The pace - a championship record of 2:25.14 for French veteran  Christelle Daunay - was much faster than she wanted or expected for her marathon debut.

But the petite Wicklow woman looked exceptionally fresh after she crossed the line and immediately declared herself "pretty happy.

"I didn't know what to expect in one way and that was definitely not what I expected!" she said smiling.

"I've just heard it was the fastest marathon ever run in Switzerland it was quick, especially on that (tough) course.

"I have to be happy enough with it," the Kilcoole athlete said.

"Top 10 doesn't sound as good as I think it was today, given the pace they ran on that course. It was always going to be hard to be anywhere near it.

"I don't think anyone expected that pace but being able to finish and not dying completely, I don't think that's bad!

"I'd hoped it would have been more like a cross-country race," she admitted of her dream of winning a medal.

"In the 10,000m we jogged around on a flat track for 8.5km and I thought if it was the same here it would be anyone's race.

"But those girls went out very fast, I couldn't keep up with them. Right now I'm just glad that it's done," she added.

The 29-year-old Wicklow woman was, significantly, the youngest in the top 10 finishers.

French winner Duanay is 39 and the woman who fought it out with her so long, Italy's Valeria Straneo is 38. Portugal's Jessica Augusto took bronze and she is 32.

Britton's hope of coming in under the radar to nick a medal depended on the pace being slow which, considering the hilly course, it was expected to be.

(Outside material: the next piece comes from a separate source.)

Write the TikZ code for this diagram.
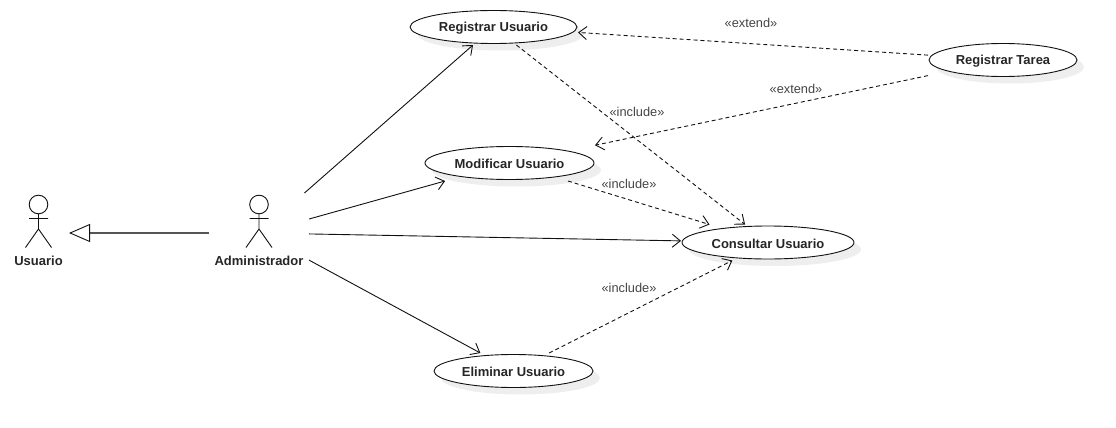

But they went through half-way in 1:12.33 and 35km in two hours and 22 seconds.

An early breakaway of seven left Britton running most of it on her own but she stuck to her task and her major splits were 10km (34:40), 20km (1:10.08), half-way (1:14:07), 30km (1:46:40) and 40km (2:23:47).

Some people thought her decison, two weeks ago, to enter it was a crazy one but her performance proved them wrong.

In Irish athletics' history only Catherina McKiernan, Carey May and Sonia O'Sullivan have run faster and, on her debut at the gruelling distance, it underlined what many have believed for a long-time: that Britton has a promising future as a marathon.

But she said "it's back to cross-country now" for next season, though confirmed that the marathon will definitely be her choice of event for the 2016 Rio Olympics.

Ireland had two other runners in the race. Dundrum South Dublin's Sarah Mulligan, also making her debut at the distance, finished 36th in 2:42:43 and Clonliffe's Barbara Sanchez was 41st in 2:43:59.

For the first time the European Championships also included a 'team' competition within the marathon.

Ireland's trio finished seventh of 12 teams and were 17 minutes off the bronze won by Russia, with Italy taking team gold, 10 minutes faster than Portugal.